### DATA EXTRACT
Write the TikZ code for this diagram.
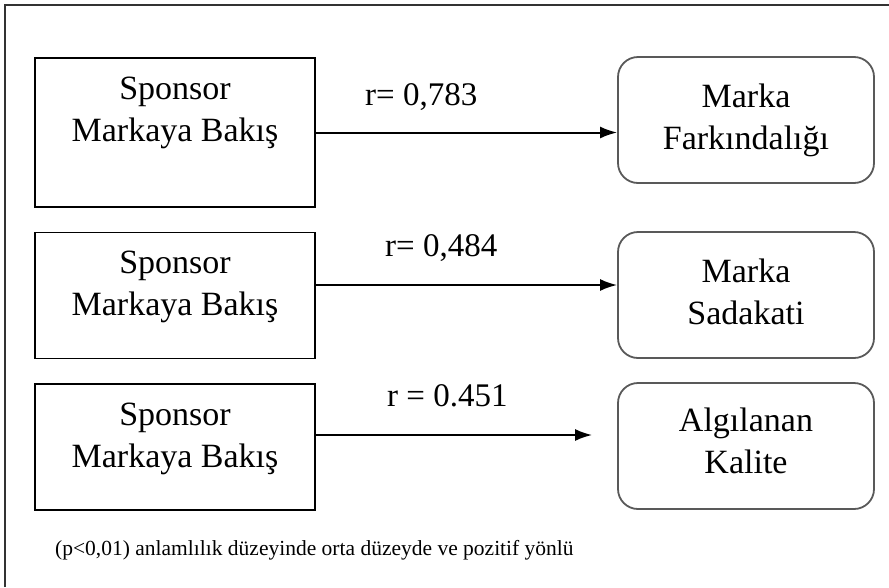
\documentclass[tikz,border=0pt]{standalone}
\usepackage{fontspec}
\setmainfont{Liberation Serif}
\usetikzlibrary{arrows.meta}
\tikzset{
  srcbox/.style={draw, line width=1.8pt, minimum width=280pt, minimum height=126pt, inner sep=0pt},
  tgtbox/.style={draw=black!65, line width=1.8pt, rounded corners=20pt, minimum width=256pt, minimum height=126pt, inner sep=0pt},
  boxtext/.style={align=center, inner sep=0pt, font=\fontsize{34}{42}\selectfont},
  rlabel/.style={anchor=base west, inner sep=0pt, font=\fontsize{33}{40}\selectfont},
  link/.style={line width=2pt, -{Latex[length=17pt,width=12pt]}}
}
\begin{document}
\begin{tikzpicture}[x=1pt, y=-1pt]
  \useasboundingbox (0,0) rectangle (889,587);
  \draw [line width=1.6pt, black!80] (5,587) -- (5,5) -- (889,5);
  % left boxes
  \node [srcbox, minimum height=149pt] (s1) at (175,132.5) {};
  \node [srcbox] (s2) at (175,295.5) {};
  \node [srcbox] (s3) at (175,447) {};
  \node [boxtext] (s1t) at (175,113) {Sponsor\\Markaya Bakış};
  \node [boxtext] (s2t) at (175,287) {Sponsor\\Markaya Bakış};
  \node [boxtext] (s3t) at (175,439) {Sponsor\\Markaya Bakış};
  % right boxes
  \node [tgtbox] (t1) at (746,120) {};
  \node [tgtbox] (t2) at (746,295) {};
  \node [tgtbox] (t3) at (746,446) {};
  \node [boxtext] (t1t) at (746,120) {Marka\\Farkındalığı};
  \node [boxtext] (t2t) at (746,292) {Marka\\Sadakati};
  \node [boxtext] (t3t) at (746,441) {Algılanan\\Kalite};
  % arrows
  \coordinate (a1) at (s1.east);
  \coordinate (a2) at ([yshift=10.5pt]s2.east);
  \coordinate (a3) at ([yshift=12pt]s3.east);
  \draw [link] (a1) -- (a1 -| t1.west);
  \draw [link] (a2) -- (a2 -| t2.west);
  \draw [link, shorten >=25pt] (a3) -- (a3 -| t3.west);
  \node [rlabel] (r1) at (365,105) {r= 0,783};
  \node [rlabel] (r2) at (385,256) {r= 0,484};
  \node [rlabel] (r3) at (387,406) {r = 0.451};
  \node [anchor=base west, inner sep=0pt, font=\fontsize{21.5}{26}\selectfont] (note) at (55,555)
    {(p<0,01) anlamlılık düzeyinde orta düzeyde ve pozitif yönlü};
\end{tikzpicture}
\end{document}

### WHAT THE TASK ASKS
All of the material above needs to be restated exactly, with no pictures.

### EXERCISE RESULT
Write the TikZ code for this diagram.
\documentclass[tikz,border=0pt]{standalone}
\usepackage{fontspec}
\setmainfont{Liberation Serif}
\usetikzlibrary{arrows.meta}
\tikzset{
  srcbox/.style={draw, line width=1.8pt, minimum width=280pt, minimum height=126pt, inner sep=0pt},
  tgtbox/.style={draw=black!65, line width=1.8pt, rounded corners=20pt, minimum width=256pt, minimum height=126pt, inner sep=0pt},
  boxtext/.style={align=center, inner sep=0pt, font=\fontsize{34}{42}\selectfont},
  rlabel/.style={anchor=base west, inner sep=0pt, font=\fontsize{33}{40}\selectfont},
  link/.style={line width=2pt, -{Latex[length=17pt,width=12pt]}}
}
\begin{document}
\begin{tikzpicture}[x=1pt, y=-1pt]
  \useasboundingbox (0,0) rectangle (889,587);
  \draw [line width=1.6pt, black!80] (5,587) -- (5,5) -- (889,5);
  % left boxes
  \node [srcbox, minimum height=149pt] (s1) at (175,132.5) {};
  \node [srcbox] (s2) at (175,295.5) {};
  \node [srcbox] (s3) at (175,447) {};
  \node [boxtext] (s1t) at (175,113) {Sponsor\\Markaya Bakış};
  \node [boxtext] (s2t) at (175,287) {Sponsor\\Markaya Bakış};
  \node [boxtext] (s3t) at (175,439) {Sponsor\\Markaya Bakış};
  % right boxes
  \node [tgtbox] (t1) at (746,120) {};
  \node [tgtbox] (t2) at (746,295) {};
  \node [tgtbox] (t3) at (746,446) {};
  \node [boxtext] (t1t) at (746,120) {Marka\\Farkındalığı};
  \node [boxtext] (t2t) at (746,292) {Marka\\Sadakati};
  \node [boxtext] (t3t) at (746,441) {Algılanan\\Kalite};
  % arrows
  \coordinate (a1) at (s1.east);
  \coordinate (a2) at ([yshift=10.5pt]s2.east);
  \coordinate (a3) at ([yshift=12pt]s3.east);
  \draw [link] (a1) -- (a1 -| t1.west);
  \draw [link] (a2) -- (a2 -| t2.west);
  \draw [link, shorten >=25pt] (a3) -- (a3 -| t3.west);
  \node [rlabel] (r1) at (365,105) {r= 0,783};
  \node [rlabel] (r2) at (385,256) {r= 0,484};
  \node [rlabel] (r3) at (387,406) {r = 0.451};
  \node [anchor=base west, inner sep=0pt, font=\fontsize{21.5}{26}\selectfont] (note) at (55,555)
    {(p<0,01) anlamlılık düzeyinde orta düzeyde ve pozitif yönlü};
\end{tikzpicture}
\end{document}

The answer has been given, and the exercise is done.